Jakarta Rencana kenaikan cukai hasil tembakau (CHT) yang digadang-gadang oleh pemerintah setelah terbitnya Peraturan Pemerintah (PP) Nomor 28 Tahun 2024 tentang Pelaksanaan Undang-Undang Kesehatan dinilai akan semakin memberatkan ekosistem industri tembakau, termasuk para pekerja di dalamnya.
Ketua Gabungan Pengusaha Rokok (Gapero) Surabaya, Sulami Bahar, mengatakan kenaikan CHT yang tinggi selama ini telah menjadi beban berat bagi kelangsungan industri, sehingga jika kembali terjadi kenaikan cukai yang tinggi di tahun depan, maka industri tembakau akan dihantam beban ganda.
“Saat ini, industri tembakau legal nasional memiliki aturan yang padat (fully regulated), mulai dari Undang-Undang sampai Peraturan Daerah, belum lagi kebijakan cukai yang restriktif, ditambah teribtnya PP 28/2024 yang semakin memberatkan kelangsungan usaha industri pertembakauan nasional,” seru Sulami dikutip Selasa (10/9/2024).
Sulami melanjutkan dengan banyaknya tekanan regulasi tersebut, maka industri tembakau berpotensi melakukan gulung tikar karena mengalami penurunan jumlah produksi. “Kalau industri tembakau mengalami penurunan produksi, otomatis dampaknya kepada tenaga kerja,” ujarnya.
Oleh karena itu, Sulami berharap agar kenaikan cukai didasarkan pada tingkat inflasi yang berada di bawah 10%. “Kalau inflasi, otomatis kenaikan cukainya hanya satu digit. Ini sudah maksimal, mengingat industri tembakau sedang tidak baik-baik saja. Sudah banyak beban yang dihadapi oleh industri tembakau,” terangnya.
Di kesempatan terpisah, Ketua Gabungan Produsen Rokok Putih Indonesia (GAPRINDO), Benny Wachjudi, menyatakan setidaknya ada empat dampak negatif yang akan ditimbulkan dari rencana kenaikan cukai di tengah terbitnya PP 28/2024.

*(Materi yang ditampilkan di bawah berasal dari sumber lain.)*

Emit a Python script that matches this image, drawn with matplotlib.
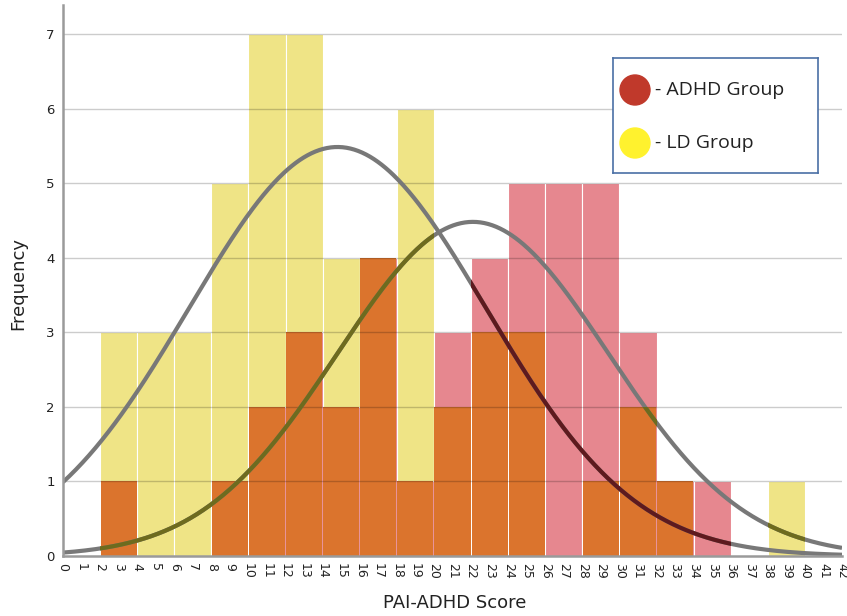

Pertama, kenaikan cukai yang tinggi akan membuat harga rokok semakin mahal yang tidak sebanding dengan daya beli masyarakat. Kedua, memberikan dampak pada penurunan omzet pedagang yang mengandalkan rokok sebagai pemasukan utama, termasuk dari berbagai larangan penjualan produk tembakau pada PP 28/2024.